In our case, we are applying the proposed method to our autonomous navigation and loading system using LHD (load–haul–dump) vehicles [
15] and to our autonomous impact hammer operating system [
16]. We expect field data from these deployments to be available in the near future to assess and report on the benefits of the dust-filtering method in these two applications.
6. Conclusions
This article proposes a dust-filtering method based on the use of a neural network. This method can filter dust measurements from point clouds obtained by using LIDARs in real time. The method was validated using real data, yielding results at the forefront of the field. In addition, a public database was created using LIDAR sensor data from various dusty environments. This database is expected to play a crucial role in the development and validation of dust filtering methods.

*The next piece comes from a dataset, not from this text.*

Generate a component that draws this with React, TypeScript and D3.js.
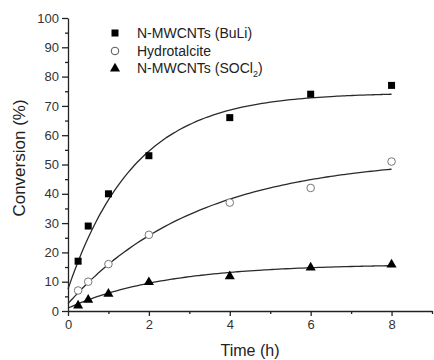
import React, { useEffect, useRef } from "react";
import * as d3 from "d3";

// measured points, time in hours
const times = [0.25, 0.5, 1, 2, 4, 6, 8];
const buli = [17, 29, 40, 53, 66, 74, 77];
const hydrotalcite = [7, 10, 16, 26, 37, 42, 51];
const socl2 = [2, 4, 6, 10, 12, 15, 16];

// fitted curves y = y0 + A * (1 - exp(-t / tau))
const fitY0 = [7.5, 2.5, 1];
const fitA = [67, 50, 15];
const fitTau = [1.65, 3.2, 2.4];

const xTicks = [0, 2, 4, 6, 8];
const yTicks = [0, 10, 20, 30, 40, 50, 60, 70, 80, 90, 100];

const W = 434;
const H = 360;
const margin = { left: 68, right: 2, top: 18, bottom: 49 };
const FONT = "Arial, 'Liberation Sans', sans-serif";
const INK = "#222";

function Chart() {
  const svgRef = useRef<SVGSVGElement>(null);

  useEffect(() => {
    const svg = d3.select(svgRef.current);
    svg.selectAll("*").remove();

    const x = d3.scaleLinear().domain([0, 9]).range([margin.left, W - margin.right]);
    const y = d3.scaleLinear().domain([0, 100]).range([H - margin.bottom, margin.top]);

    // axes
    const xAxis = svg
      .append("g")
      .attr("transform", `translate(0, ${y(0)})`)
      .call(d3.axisBottom(x).tickValues(xTicks).tickSize(5).tickSizeOuter(0).tickPadding(4));
    svg
      .append("g")
      .attr("transform", `translate(0, ${y(0)})`)
      .call(d3.axisBottom(x).tickValues([1, 3, 5, 7, 9]).tickSize(3).tickFormat(() => ""))
      .select(".domain")
      .remove();

    const yAxis = svg
      .append("g")
      .attr("transform", `translate(${x(0)}, 0)`)
      .call(d3.axisLeft(y).tickValues(yTicks).tickSize(6).tickSizeOuter(0).tickPadding(3));
    svg
      .append("g")
      .attr("transform", `translate(${x(0)}, 0)`)
      .call(d3.axisLeft(y).tickValues(d3.range(5, 100, 10)).tickSize(3).tickFormat(() => ""))
      .select(".domain")
      .remove();

    svg.selectAll(".domain, .tick line").attr("stroke", INK).attr("stroke-width", 1.3);
    [xAxis, yAxis].forEach(a =>
      a.selectAll("text").attr("font-family", FONT).attr("font-size", 13).attr("fill", "#333")
    );

    // fitted curves
    const line = d3
      .line<[number, number]>()
      .x(d => x(d[0]))
      .y(d => y(d[1]))
      .curve(d3.curveBasis);
    const tSamples = d3.range(0, 8.001, 0.1);
    fitY0.forEach((y0, i) => {
      const pts: [number, number][] = tSamples.map(t => [
        t,
        y0 + fitA[i] * (1 - Math.exp(-t / fitTau[i]))
      ]);
      svg
        .append("path")
        .attr("d", line(pts))
        .attr("fill", "none")
        .attr("stroke", "#2a2a2a")
        .attr("stroke-width", 1.3);
    });

    // markers
    const pts = svg.append("g");
    pts
      .selectAll("rect")
      .data(buli)
      .enter()
      .append("rect")
      .attr("x", (d, i) => x(times[i]) - 3.5)
      .attr("y", d => y(d) - 3.5)
      .attr("width", 7)
      .attr("height", 7)
      .attr("fill", "#000");
    pts
      .selectAll("circle")
      .data(hydrotalcite)
      .enter()
      .append("circle")
      .attr("cx", (d, i) => x(times[i]))
      .attr("cy", d => y(d))
      .attr("r", 3.8)
      .attr("fill", "#fff")
      .attr("stroke", "#777")
      .attr("stroke-width", 1);
    const tri = d3.symbol().type(d3.symbolTriangle).size(44);
    pts
      .selectAll("path.tri")
      .data(socl2)
      .enter()
      .append("path")
      .attr("class", "tri")
      .attr("d", tri)
      .attr("transform", (d, i) => `translate(${x(times[i])}, ${y(d) + 0.5})`)
      .attr("fill", "#000");

    // legend
    const lg = svg.append("g").attr("font-family", FONT).attr("font-size", 14).attr("fill", "#222");
    lg.append("rect").attr("x", 111.5).attr("y", 29.5).attr("width", 7).attr("height", 7).attr("fill", "#000");
    lg.append("circle").attr("cx", 115).attr("cy", 51).attr("r", 3.8).attr("fill", "#fff").attr("stroke", "#555");
    lg.append("path").attr("d", tri).attr("transform", "translate(115, 68.5)").attr("fill", "#000");
    lg.append("text").attr("x", 137).attr("y", 38).text("N-MWCNTs (BuLi)");
    lg.append("text").attr("x", 137).attr("y", 56).text("Hydrotalcite");
    const t3 = lg.append("text").attr("x", 137).attr("y", 73);
    t3.append("tspan").text("N-MWCNTs (SOCl");
    t3.append("tspan").attr("font-size", 9).attr("dy", 4).text("2");
    t3.append("tspan").attr("dy", -4).text(")");

    // titles
    svg
      .append("text")
      .attr("x", (x(0) + x(9)) / 2)
      .attr("y", 356)
      .attr("text-anchor", "middle")
      .attr("font-family", FONT)
      .attr("font-size", 16)
      .attr("fill", "#222")
      .text("Time (h)");
    svg
      .append("text")
      .attr("transform", `translate(25, 158) rotate(-90)`)
      .attr("text-anchor", "middle")
      .attr("font-family", FONT)
      .attr("font-size", 17)
      .attr("fill", "#222")
      .text("Conversion (%)");
  }, []);

  return (
    <svg
      ref={svgRef}
      width={W}
      height={H}
      style={{ position: "absolute", left: 0, top: 0, background: "#fff" }}
    />
  );
}

export default function App() {
  return <Chart />;
}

Future work will include measuring the advantages of using this type of algorithm in mining applications with LIDAR data. These applications include detecting obstacles from mining vehicles in open pits, autonomously navigating in mining tunnels, autonomous operation of impact hammers, and creating 3D models of stockpiles, among others.
Furthermore, it is worthwhile to study how novel hyperspectral LIDARs can be applied in mining applications.